В прогнозе мало говорится о России. Однако отмечается, что в мировой иерархии государств Россия постепенно опускается со второго уровня, где располагаются ЕС и Китай, на третий (!!!), где сосредоточено большинство региональных игроков – Индия, Бразилия, Япония, Турция, ЮАР и другие. «Соединенные Штаты сохранят роль глобального лидера в области инноваций, финансов и военной силы. А наибольшее влияние на изменение соотношения “сил и возможностей” в мире окажет усиление позиций Китая» [Там же, 159].

Комментируя Прогноз, директор Московского центра Карнеги Дмитрий Тренин отмечает: в ближайшем будущем лидерство в мире будет все более определяться способностью к производству разнообразных общественных благ, а не только способностью к уничтожению, как это было с «величием» держав в течение предшествующих двух веков. Важнейшим показателем будет научно-технический потенциал стран, открытость и жизнеспособность их культур, динамизм и привлекательность их образа жизни. Подниматься будут страны, «предстающие перед другими, менее успешными, в качестве модели или источника вдохновения». Д. Тренин считает, что если «приложить картину воображаемого будущего, нарисованную специалистами ИМЭМО, к нынешней России, то становится тревожно. Российская модернизация пока остается в основном модернизацией политического языка и стиля» [Тренин html].

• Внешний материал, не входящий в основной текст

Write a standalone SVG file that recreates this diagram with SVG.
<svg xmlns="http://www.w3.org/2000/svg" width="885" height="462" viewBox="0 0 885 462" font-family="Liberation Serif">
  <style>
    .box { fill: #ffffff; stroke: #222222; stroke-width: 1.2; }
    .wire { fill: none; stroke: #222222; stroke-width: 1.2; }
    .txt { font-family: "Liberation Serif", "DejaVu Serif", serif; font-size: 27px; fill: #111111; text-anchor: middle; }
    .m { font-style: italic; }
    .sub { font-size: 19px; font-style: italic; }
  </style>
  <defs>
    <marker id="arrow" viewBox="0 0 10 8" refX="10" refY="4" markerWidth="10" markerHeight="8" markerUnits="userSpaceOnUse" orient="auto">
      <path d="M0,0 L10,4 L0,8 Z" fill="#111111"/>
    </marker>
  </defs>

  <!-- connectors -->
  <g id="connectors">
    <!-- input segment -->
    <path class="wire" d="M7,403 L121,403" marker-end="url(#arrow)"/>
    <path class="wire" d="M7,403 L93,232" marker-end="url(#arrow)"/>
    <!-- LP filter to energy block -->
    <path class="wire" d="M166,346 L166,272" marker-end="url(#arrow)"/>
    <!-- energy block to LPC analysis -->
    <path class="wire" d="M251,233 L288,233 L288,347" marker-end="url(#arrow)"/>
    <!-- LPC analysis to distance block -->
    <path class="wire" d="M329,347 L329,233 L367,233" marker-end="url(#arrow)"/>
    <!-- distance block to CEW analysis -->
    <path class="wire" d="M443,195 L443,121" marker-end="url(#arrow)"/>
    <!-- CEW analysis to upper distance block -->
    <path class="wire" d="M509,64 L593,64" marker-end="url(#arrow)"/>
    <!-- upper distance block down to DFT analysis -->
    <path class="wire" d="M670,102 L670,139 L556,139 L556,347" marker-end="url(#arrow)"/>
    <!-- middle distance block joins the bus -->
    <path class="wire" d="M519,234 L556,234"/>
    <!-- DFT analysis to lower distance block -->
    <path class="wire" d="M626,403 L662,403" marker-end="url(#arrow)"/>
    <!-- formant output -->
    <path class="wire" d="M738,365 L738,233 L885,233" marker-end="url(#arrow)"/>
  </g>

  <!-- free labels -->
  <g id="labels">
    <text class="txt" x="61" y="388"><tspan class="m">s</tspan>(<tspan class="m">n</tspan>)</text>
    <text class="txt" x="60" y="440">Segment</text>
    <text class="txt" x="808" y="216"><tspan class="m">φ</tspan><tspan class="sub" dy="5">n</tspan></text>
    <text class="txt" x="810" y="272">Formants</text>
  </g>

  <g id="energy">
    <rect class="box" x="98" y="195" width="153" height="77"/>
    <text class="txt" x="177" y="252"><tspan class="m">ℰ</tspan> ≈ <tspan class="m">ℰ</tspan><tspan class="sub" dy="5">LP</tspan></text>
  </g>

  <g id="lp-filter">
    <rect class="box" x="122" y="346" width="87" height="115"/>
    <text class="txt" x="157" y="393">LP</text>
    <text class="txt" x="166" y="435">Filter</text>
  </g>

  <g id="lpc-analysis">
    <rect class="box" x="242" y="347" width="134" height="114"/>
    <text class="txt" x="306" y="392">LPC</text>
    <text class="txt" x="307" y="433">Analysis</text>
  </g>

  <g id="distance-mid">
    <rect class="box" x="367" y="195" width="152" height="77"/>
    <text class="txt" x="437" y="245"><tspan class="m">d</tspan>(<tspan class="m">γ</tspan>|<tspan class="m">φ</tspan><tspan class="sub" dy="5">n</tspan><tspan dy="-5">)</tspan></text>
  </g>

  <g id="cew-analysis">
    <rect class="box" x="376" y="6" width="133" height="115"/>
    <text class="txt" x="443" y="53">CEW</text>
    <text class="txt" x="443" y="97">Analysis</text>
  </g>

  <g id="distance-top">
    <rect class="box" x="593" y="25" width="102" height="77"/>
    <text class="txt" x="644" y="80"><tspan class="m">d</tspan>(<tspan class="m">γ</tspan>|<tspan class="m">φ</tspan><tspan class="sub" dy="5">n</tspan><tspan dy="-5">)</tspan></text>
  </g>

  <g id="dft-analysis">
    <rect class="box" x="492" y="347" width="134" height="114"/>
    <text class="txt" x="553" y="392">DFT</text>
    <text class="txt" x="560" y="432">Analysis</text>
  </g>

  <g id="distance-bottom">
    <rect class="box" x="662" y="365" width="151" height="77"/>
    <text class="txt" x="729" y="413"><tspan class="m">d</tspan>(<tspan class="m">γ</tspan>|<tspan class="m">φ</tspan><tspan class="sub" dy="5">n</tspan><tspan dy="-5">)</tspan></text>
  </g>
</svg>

 Чтобы избежать маргинального положения России, прежде всего необходимо радикально изменить состояние своей экономики, поднять уровень жизни граждан, обрести конкурентоспособность на мировом рынке. Такое возможно лишь при высоком уровне модернизации. Вопрос: какую модель модернизации следует выбрать?

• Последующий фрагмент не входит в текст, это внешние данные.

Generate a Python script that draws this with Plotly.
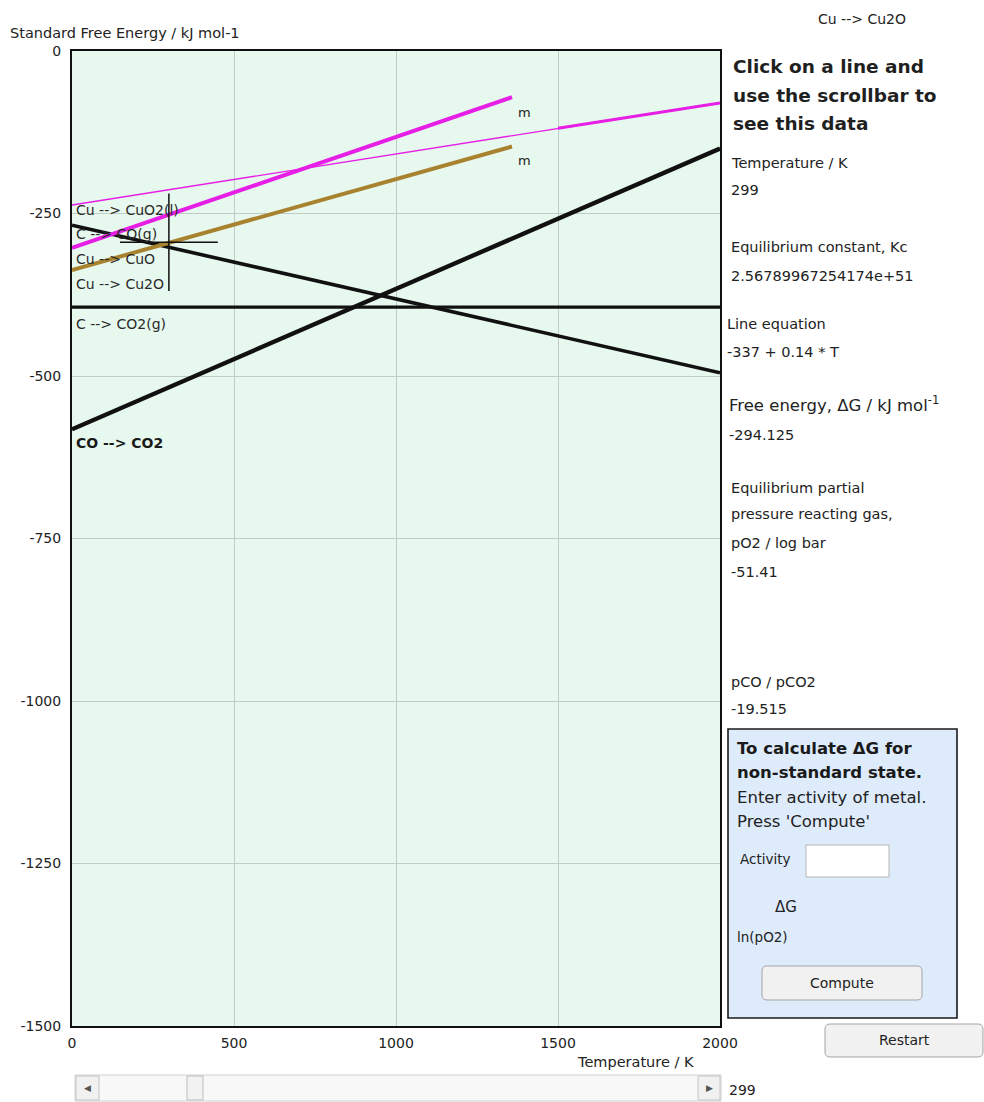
import plotly.graph_objects as go

# ---- data -------------------------------------------------------------
reactions = ["Cu --> CuO2(l)", "C --> CO(g)", "Cu --> CuO", "Cu --> Cu2O", "C --> CO2(g)", "CO --> CO2"]
temp_start = [0, 0, 0, 0, 0, 0]
temp_end = [2000, 2000, 1358, 1358, 2000, 2000]
dg_start = [-237, -268, -303, -337, -394, -582]
dg_end = [-80, -495, -71, -147, -394, -150]

# high-temperature section of the Cu --> CuO2(l) line
upper_temp = [1500, 2000]
upper_dg = [-119, -80]

# point picked with the scrollbar on the Cu --> Cu2O line
sel_reaction = "Cu --> Cu2O"
sel_temp = 299
sel_dg = -294.125
sel_kc = "2.56789967254174e+51"
sel_equation = "-337 + 0.14 * T"
sel_po2 = "-51.41"
sel_pco_ratio = "-19.515"

x_ticks = [0, 500, 1000, 1500, 2000]
y_ticks = [0, -250, -500, -750, -1000, -1250, -1500]

# ---- styling ----------------------------------------------------------
FONT = "DejaVu Sans"
INK = "#222222"
MAGENTA = "#E61EE6"
GOLD = "#A8822E"
BLACK = "#111111"
line_style = {
    "Cu --> CuO2(l)": (MAGENTA, 1.4),
    "C --> CO(g)": (BLACK, 3.6),
    "Cu --> CuO": (MAGENTA, 4),
    "Cu --> Cu2O": (GOLD, 4),
    "C --> CO2(g)": (BLACK, 3.2),
    "CO --> CO2": (BLACK, 4.4),
}

# plot-area edges in page pixels
L, R, T, B = 72, 720, 51, 1026


def fx(px):
    return (px - L) / (R - L)


def fy(py):
    return (B - py) / (B - T)


fig = go.Figure()

for name, t0, t1, g0, g1 in zip(reactions, temp_start, temp_end, dg_start, dg_end):
    color, width = line_style[name]
    fig.add_trace(go.Scatter(x=[t0, t1], y=[g0, g1], mode="lines", name=name,
                             line=dict(color=color, width=width),
                             hoverinfo="skip", showlegend=False))

fig.add_trace(go.Scatter(x=upper_temp, y=upper_dg, mode="lines",
                         line=dict(color=MAGENTA, width=3),
                         hoverinfo="skip", showlegend=False))

annotations = []


def text(px, py, s, size=14.5, anchor="left", color=INK, family=FONT):
    annotations.append(dict(x=fx(px), y=fy(py), xref="paper", yref="paper", text=s,
                            showarrow=False, xanchor=anchor, yanchor="middle",
                            font=dict(size=size, color=color, family=family)))


# axis titles
text(8, 33, "Standard Free Energy / kJ mol-1", size=14.5)
text(635, 1062, "Temperature / K", size=14.5, anchor="center")

# labels on the plot
label_rows = [210, 234, 259, 284, 324]
for name, py in zip(reactions[:5], label_rows):
    text(74, py, name, size=14, color="#2a2a2a")
text(74, 443, "<b>CO --> CO2</b>", size=14, color="#1a1a1a")
text(516, 113, "m", size=13)
text(516, 160, "m", size=13)

# selection readout panel
text(862, 19, sel_reaction, size=14, anchor="center")
text(731, 67, "<b>Click on a line and</b>", size=18.5, color="#1f1f1f")
text(731, 95, "<b>use the scrollbar to</b>", size=18.5, color="#1f1f1f")
text(731, 123, "<b>see this data</b>", size=18.5, color="#1f1f1f")
text(729, 163, "Temperature / K")
text(729, 190, str(sel_temp))
text(729, 247, "Equilibrium constant, Kc")
text(729, 276, sel_kc)
text(725, 324, "Line equation")
text(725, 352, sel_equation)
text(727, 404, "Free energy, \u0394G / kJ mol<sup>-1</sup>", size=16.5)
text(727, 435, f"{sel_dg:g}")
text(729, 488, "Equilibrium partial")
text(729, 514, "pressure reacting gas,")
text(729, 543, "pO2 / log bar")
text(729, 572, sel_po2)
text(729, 682, "pCO / pCO2")
text(729, 709, sel_pco_ratio)

# non-standard-state calculator box
text(735, 748, "<b>To calculate \u0394G for</b>", size=16.5, color="#1a1a1a")
text(735, 772, "<b>non-standard state.</b>", size=16.5, color="#1a1a1a")
text(735, 797, "Enter activity of metal.", size=16.5)
text(735, 821, "Press 'Compute'", size=16.5)
text(738, 859, "Activity", size=13.5)
text(786, 907, "\u0394G", size=15, anchor="center")
text(735, 937, "ln(pO2)", size=13.5)
text(842, 983, "Compute", size=14, anchor="center")
text(904, 1040, "Restart", size=14, anchor="center")

# scrollbar
text(87, 1088, "\u25C0", size=9, anchor="center", color="#555555")
text(709, 1088, "\u25B6", size=9, anchor="center", color="#555555")
text(727, 1090, str(sel_temp), size=14)


def rect(x0, y0, x1, y1, fill, line, width=1):
    return dict(type="rect", xref="paper", yref="paper", x0=fx(x0), x1=fx(x1),
                y0=fy(y1), y1=fy(y0), fillcolor=fill,
                line=dict(color=line, width=width), layer="above")


def rrect(x0, y0, x1, y1, r, fill, line, width=1):
    p = lambda x, y: f"{fx(x):.5f},{fy(y):.5f}"
    d = (f"M {p(x0 + r, y0)} L {p(x1 - r, y0)} Q {p(x1, y0)} {p(x1, y0 + r)} "
         f"L {p(x1, y1 - r)} Q {p(x1, y1)} {p(x1 - r, y1)} "
         f"L {p(x0 + r, y1)} Q {p(x0, y1)} {p(x0, y1 - r)} "
         f"L {p(x0, y0 + r)} Q {p(x0, y0)} {p(x0 + r, y0)} Z")
    return dict(type="path", xref="paper", yref="paper", path=d, fillcolor=fill,
                line=dict(color=line, width=width), layer="above")


shapes = [
    # crosshair on the selected point
    dict(type="line", xref="x", yref="y", x0=sel_temp - 151, x1=sel_temp + 151,
         y0=sel_dg, y1=sel_dg, line=dict(color=BLACK, width=1.5)),
    dict(type="line", xref="x", yref="y", x0=sel_temp, x1=sel_temp,
         y0=sel_dg - 75, y1=sel_dg + 75, line=dict(color=BLACK, width=1.5)),
    # calculator panel
    rect(728, 729, 957, 1018, "#DDEBFB", "#1a1a1a", 1.6),
    rect(806, 845, 889, 877, "#FFFFFF", "#B5B5B5", 1),
    rrect(762, 966, 922, 1000, 5, "#F1F1F1", "#A5A5A5", 1),
    rrect(825, 1024, 983, 1057, 5, "#F1F1F1", "#A5A5A5", 1),
    # scrollbar track, arrows and thumb
    rect(75, 1075, 721, 1101, "#F8F8F8", "#D0D0D0", 1),
    rect(76, 1076, 99, 1100, "#F1F1F1", "#C4C4C4", 1),
    rect(698, 1076, 720, 1100, "#F1F1F1", "#C4C4C4", 1),
    rect(187, 1076, 203, 1100, "#F2F2F2", "#BDBDBD", 1),
]

fig.update_layout(
    width=984, height=1102, autosize=False,
    margin=dict(l=L, r=984 - R, t=T, b=1102 - B, pad=0),
    paper_bgcolor="#FFFFFF", plot_bgcolor="#E7F8EE",
    font=dict(family=FONT, color=INK),
    showlegend=False,
    xaxis=dict(range=[0, 2000], tickvals=x_ticks, ticktext=[str(v) for v in x_ticks],
               showgrid=True, gridcolor="#C3CBC6", gridwidth=1,
               showline=True, linecolor=BLACK, linewidth=2, mirror=True,
               zeroline=False, ticks="outside", ticklen=3, tickcolor="rgba(0,0,0,0)",
               tickfont=dict(size=14, color=INK, family=FONT), fixedrange=True),
    yaxis=dict(range=[-1500, 0], tickvals=y_ticks, ticktext=[str(v) for v in y_ticks],
               showgrid=True, gridcolor="#C3CBC6", gridwidth=1,
               showline=True, linecolor=BLACK, linewidth=2, mirror=True,
               zeroline=False, ticks="outside", ticklen=6, tickcolor="rgba(0,0,0,0)",
               tickfont=dict(size=14, color=INK, family=FONT), fixedrange=True),
    annotations=annotations,
    shapes=shapes,
)

fig.write_html("out.html")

Этот вопрос встает перед Россией не впервые. В XIX в. он разделил общество на западников и славянофилов. Одни, подобно П.Чаадаеву, были убеждены в том, «нельзя быть цивилизованным не по европейскому образцу» [Чаадаев 1989, 28], другие настаивали: главная задача России — не подчиниться Европе, «устоять в своей отдельности» (К. Леонтьев).

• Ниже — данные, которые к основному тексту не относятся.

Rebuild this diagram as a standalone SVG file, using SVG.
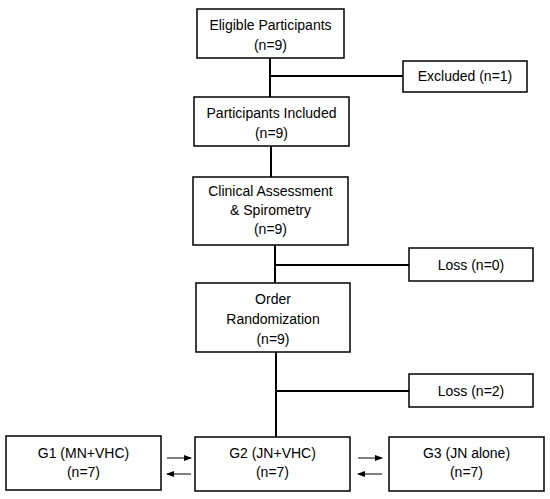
<svg xmlns="http://www.w3.org/2000/svg" width="550" height="499" viewBox="0 0 550 499">
<style>
.box{fill:#fff;stroke:#000;stroke-width:1.5}
.t{font-family:"Liberation Sans",Arial,sans-serif;font-size:14px;fill:#000;text-anchor:middle}
.c{stroke:#000;stroke-width:2;fill:none}
.a{stroke:#000;stroke-width:1;fill:none}
</style>
<defs>
<marker id="ah" markerWidth="8" markerHeight="6" refX="7" refY="3" orient="auto" markerUnits="userSpaceOnUse">
<path d="M0,0 L8,3 L0,6 Z" fill="#000"/>
</marker>
</defs>
<rect width="550" height="499" fill="#fff"/>
<g id="connectors">
<line class="c" x1="270" y1="58" x2="270" y2="97"/>
<line class="c" x1="270" y1="76" x2="403" y2="76"/>
<line class="c" x1="271" y1="146" x2="271" y2="177"/>
<line class="c" x1="275" y1="245" x2="275" y2="283"/>
<line class="c" x1="275" y1="265" x2="409" y2="265"/>
<line class="c" x1="276" y1="352" x2="276" y2="437"/>
<line class="c" x1="276" y1="391" x2="409" y2="391"/>
<line class="a" x1="167" y1="458" x2="191" y2="458" marker-end="url(#ah)"/>
<line class="a" x1="191" y1="474" x2="167" y2="474" marker-end="url(#ah)"/>
<line class="a" x1="358" y1="458" x2="382" y2="458" marker-end="url(#ah)"/>
<line class="a" x1="382" y1="474" x2="358" y2="474" marker-end="url(#ah)"/>
</g>
<g id="eligible">
<rect class="box" x="197" y="9" width="147" height="49"/>
<text class="t" x="270.5" y="30">Eligible Participants</text>
<text class="t" x="270.5" y="50">(n=9)</text>
</g>
<g id="excluded">
<rect class="box" x="403" y="61" width="124" height="31"/>
<text class="t" x="465" y="81">Excluded (n=1)</text>
</g>
<g id="included">
<rect class="box" x="194" y="97" width="155" height="49"/>
<text class="t" x="271.5" y="118">Participants Included</text>
<text class="t" x="271.5" y="138">(n=9)</text>
</g>
<g id="clinical">
<rect class="box" x="193" y="177" width="155" height="68"/>
<text class="t" x="270.5" y="196">Clinical Assessment</text>
<text class="t" x="270.5" y="215">&amp; Spirometry</text>
<text class="t" x="270.5" y="234">(n=9)</text>
</g>
<g id="loss0">
<rect class="box" x="409" y="248" width="124" height="33"/>
<text class="t" x="471" y="270">Loss (n=0)</text>
</g>
<g id="randomization">
<rect class="box" x="196" y="283" width="154" height="69"/>
<text class="t" x="273" y="304">Order</text>
<text class="t" x="273" y="324">Randomization</text>
<text class="t" x="273" y="344">(n=9)</text>
</g>
<g id="loss2">
<rect class="box" x="409" y="374" width="124" height="33"/>
<text class="t" x="471" y="396">Loss (n=2)</text>
</g>
<g id="g1">
<rect class="box" x="6" y="436" width="155" height="54"/>
<text class="t" x="83.5" y="458">G1 (MN+VHC)</text>
<text class="t" x="83.5" y="477">(n=7)</text>
</g>
<g id="g2">
<rect class="box" x="195" y="437" width="155" height="54"/>
<text class="t" x="272.5" y="458">G2 (JN+VHC)</text>
<text class="t" x="272.5" y="477">(n=7)</text>
</g>
<g id="g3">
<rect class="box" x="389" y="437" width="155" height="54"/>
<text class="t" x="466.5" y="458">G3 (JN alone)</text>
<text class="t" x="466.5" y="477">(n=7)</text>
</g>
</svg>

Хотя полемика в том же духе продолжается и в наши дни, нельзя не признать, что на государственном уровне выбор уже сделан: Россия стремится следовать западной модели.

Отечественные историософы[i] напоминают, что Россия неоднократно делала выбор в пользу западничества. Но каждый раз ей не удавалось довести процесс до конца. Два примера особенно показательны.

В X в. при князе Владимире принятие Киевской Русью христианства в качестве государственной религии открывало возможность присоединиться к западному сообществу. Однако эта возможность не была полностью использована в силу целого ряда причин как внешнего, так и внутреннего порядка. В конце концов, шанс был утрачен: монгольское нашествие и иго Золотой орды, длившееся на протяжении почти трех столетий, практически изолировало Россию от Запада.

 Второй пример – «открытие окна в Европу» Петром I. Несмотря на большие достижения Петра Великого, а позже Екатерины Великой и Александра II в деле реформирования, социальной, экономической и политической системы, Россия так и не стала полностью вестернизирована. Процесс еще более затормозила Октябрьская революция. Предпочтение было отдано советской социалистической модели развития. В результате в течение почти семи десятилетий Россия оказалась практически изолированной от Запада «железным занавесом».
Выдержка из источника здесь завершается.